National and personal sorrows often intertwined. His last years in politics weren’t good ones. The Meretz party he headed suffered repeated blows at the polls and became irrelevant. His table in the Knesset cafeteria, once bustling with journalists and young MKs who lapped up his stories and revelled in his wit, gradually emptied. He would sit alone, rarely making eye contact with those around him. Until he finally understood, and quit. Later, he admitted with characteristic honesty that he delayed his retirement too long, and those years of repression made him even more irritable.

Sarid was one of Israel’s greatest parliamentarians. Many laws bear his signature. But as he himself said, this wasn’t his crowning achievement: there are many laws, but few create real change. His true contribution to Israeli public life was norms, principles and standards, and the cruel mirror he held up to the public and his colleagues, which he viewed as a mission.

This was rooted in three character traits: exceptional courage, personal honesty and uncompromising integrity. He was the only one who recognized what a disaster the 1982 Lebanon War was from its very first day. His immediate, harsh criticism of the war’s stewards – then-Defence Minister Ariel Sharon and then-Prime Minister Menachem Begin – made him an enemy of the people. The intensity of the hatred flung at him could have melted steel. But he was undeterred and refused to remain silent. And it didn’t take many weeks before most of the public switched to his side.

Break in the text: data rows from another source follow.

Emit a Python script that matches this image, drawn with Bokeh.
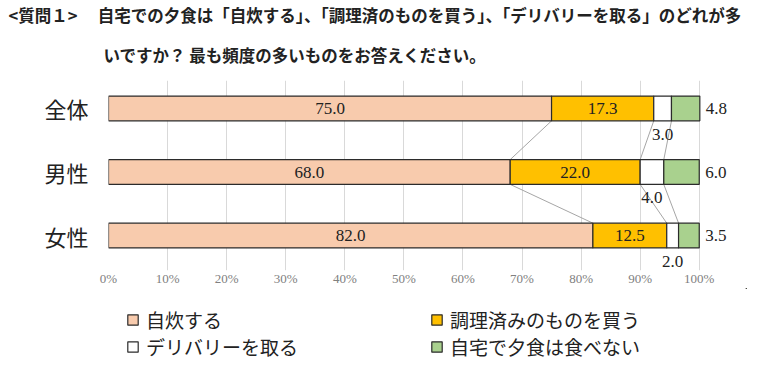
import numpy as np
from bokeh.plotting import figure
from bokeh.layouts import column
from bokeh.models import (Range1d, FixedTicker, ColumnDataSource, LabelSet,
                          Legend, LegendItem, Title)
from bokeh.embed import file_html
from bokeh.resources import INLINE

# ---- data ----
categories = ["全体", "男性", "女性"]
series_names = ["自炊する", "調理済みのものを買う", "デリバリーを取る", "自宅で夕食は食べない"]
jisui = [75.0, 68.0, 82.0]
chouri = [17.3, 22.0, 12.5]
delivery = [3.0, 4.0, 2.0]
tabenai = [4.8, 6.0, 3.5]
tick_values = [0, 10, 20, 30, 40, 50, 60, 70, 80, 90, 100]
tick_labels = ["0%", "10%", "20%", "30%", "40%", "50%", "60%", "70%", "80%", "90%", "100%"]
title_line1 = "<質問１>\u3000  自宅での夕食は「自炊する」、「調理済のものを買う」、「デリバリーを取る」のどれが多"
title_line2 = "いですか？ 最も頻度の多いものをお答えください。"

colors = ["#F8CBAD", "#FFC000", "#FFFFFF", "#A9D18E"]
JP = "Noto Sans CJK JP"
SERIF = "Liberation Serif"

series = [jisui, chouri, delivery, tabenai]
ypos = np.arange(len(categories))[::-1].astype(float)
bar_h = 0.39

vals = np.array(series)               # shape (4, 3)
right = np.cumsum(vals, axis=0)
left = right - vals

p = figure(frame_width=638, frame_height=190,
           x_range=Range1d(0, 108), y_range=Range1d(-0.55, 2.44),
           output_backend="svg", toolbar_location=None,
           min_border_left=108, min_border_right=34, min_border_top=0,
           min_border_bottom=0, outline_line_color=None)

p.title.text = title_line1
p.title.text_font = JP
p.title.text_font_size = "16.5px"
p.title.text_font_style = "bold"
p.title.text_color = "#222222"
p.title.offset = -100
p.title.standoff = 0

t2 = Title(text=title_line2, text_font=JP, text_font_size="16.5px",
           text_font_style="bold", text_color="#222222", offset=-5, standoff=28)
p.add_layout(t2, "above")

# series lines
xs0, ys0, xs1, ys1 = [], [], [], []
for k in range(3):
    for i in range(len(categories) - 1):
        xs0.append(right[k][i]); ys0.append(ypos[i] - bar_h / 2)
        xs1.append(right[k][i + 1]); ys1.append(ypos[i + 1] + bar_h / 2)
p.segment(xs0, ys0, xs1, ys1, line_color="#a6a6a6", line_width=1)

for k in range(4):
    p.hbar(y=ypos, left=left[k], right=right[k], height=bar_h,
           fill_color=colors[k], line_color="#2b2b2b", line_width=1.2)

# labels inside (first two series)
for k in range(2):
    src = ColumnDataSource(dict(x=(left[k] + right[k]) / 2, y=ypos,
                                t=[f"{v:.1f}" for v in series[k]]))
    p.add_layout(LabelSet(x="x", y="y", text="t", source=src, text_align="center",
                          text_baseline="middle", text_font=SERIF,
                          text_font_size="17px", text_color="#222222"))
# delivery labels below the bar
src = ColumnDataSource(dict(x=(left[2] + right[2]) / 2, y=ypos - bar_h / 2,
                            t=[f"{v:.1f}" for v in delivery]))
p.add_layout(LabelSet(x="x", y="y", text="t", source=src, text_align="center",
                      text_baseline="top", y_offset=-8, text_font=SERIF,
                      text_font_size="17px", text_color="#222222"))
# last series labels to the right
src = ColumnDataSource(dict(x=right[3], y=ypos, t=[f"{v:.1f}" for v in tabenai]))
p.add_layout(LabelSet(x="x", y="y", text="t", source=src, text_align="left",
                      text_baseline="middle", x_offset=6, text_font=SERIF,
                      text_font_size="17px", text_color="#222222"))

# axes
p.xaxis.ticker = FixedTicker(ticks=tick_values)
p.xaxis.major_label_overrides = {v: l for v, l in zip(tick_values, tick_labels)}
p.xaxis.axis_line_color = None
p.xaxis.major_tick_line_color = None
p.xaxis.minor_tick_line_color = None
p.xaxis.major_tick_out = 0
p.xaxis.major_label_standoff = 0
p.xaxis.major_label_text_font = SERIF
p.xaxis.major_label_text_font_size = "13px"
p.xaxis.major_label_text_color = "#808080"

p.yaxis.ticker = FixedTicker(ticks=list(ypos))
p.yaxis.major_label_overrides = {float(y): c for y, c in zip(ypos, categories)}
p.yaxis.axis_line_color = None
p.yaxis.major_tick_line_color = None
p.yaxis.minor_tick_line_color = None
p.yaxis.major_tick_out = 0
p.yaxis.major_label_standoff = 20
p.yaxis.major_label_text_font = JP
p.yaxis.major_label_text_font_size = "22px"
p.yaxis.major_label_text_color = "#222222"

p.xgrid.grid_line_color = "#d9d9d9"
p.ygrid.grid_line_color = None

# legend figure: same series styles; its view range hides the bars themselves
pl = figure(width=780, height=77, x_axis_type=None, y_axis_type=None,
            x_range=Range1d(-20, -10), y_range=Range1d(-20, -10),
            output_backend="svg", toolbar_location=None, title=None,
            min_border=0, min_border_left=64, outline_line_color=None)
leg_renderers = []
for k in range(4):
    leg_renderers.append(pl.hbar(y=ypos, left=left[k], right=right[k], height=bar_h,
                                 fill_color=colors[k], line_color="#2b2b2b", line_width=1.2))
legend = Legend(items=[LegendItem(label=n, renderers=[r]) for n, r in zip(series_names, leg_renderers)],
                orientation="horizontal", ncols=2, location="top_left",
                margin=18, padding=0, spacing=0, glyph_width=13, glyph_height=13,
                label_standoff=7, label_width=284, label_height=20,
                label_text_font=JP, label_text_font_size="19px",
                label_text_color="#222222", background_fill_alpha=0,
                border_line_alpha=0)
pl.add_layout(legend)

open("out.html", "w").write(file_html(column(p, pl), INLINE))
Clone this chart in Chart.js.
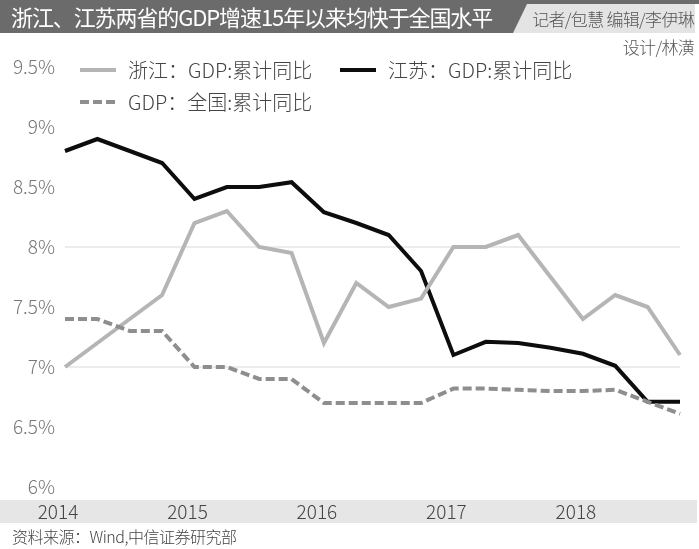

The same was true on the diplomatic front. His consistent support for ending the occupation and returning the territories was initially often viewed as treason. But Sarid was there from his first day in politics. It’s a miracle he reached 75 without being assassinated.

He was proud of polls from the 1980s that showed him as Israel’s most hated politician without compare. When Shimon Peres overtook him, he was disappointed. But perhaps this was only pretense because, ultimately, everyone wants to be loved.

If one had to choose a seminal moment in Sarid’s political career, it was his departure from the Labour Party after the 1984 election, when it formed a unity government with Likud. Sarid wasn’t willing to accept this. He was then 44, a political meteor who was widely considered a shoo-in to someday lead his party and become prime minister. But he unhesitatingly left his political home and wandered in the desert, to a tiny left-wing party called Citizens’ Rights Movement (Ratz), which later became Meretz.

He knew he was sealing his political fate and that, having pulled over onto the shoulder, he would never be able to get back on the highway and reach the summit. But his honesty, morality and integrity wouldn’t allow him to do otherwise.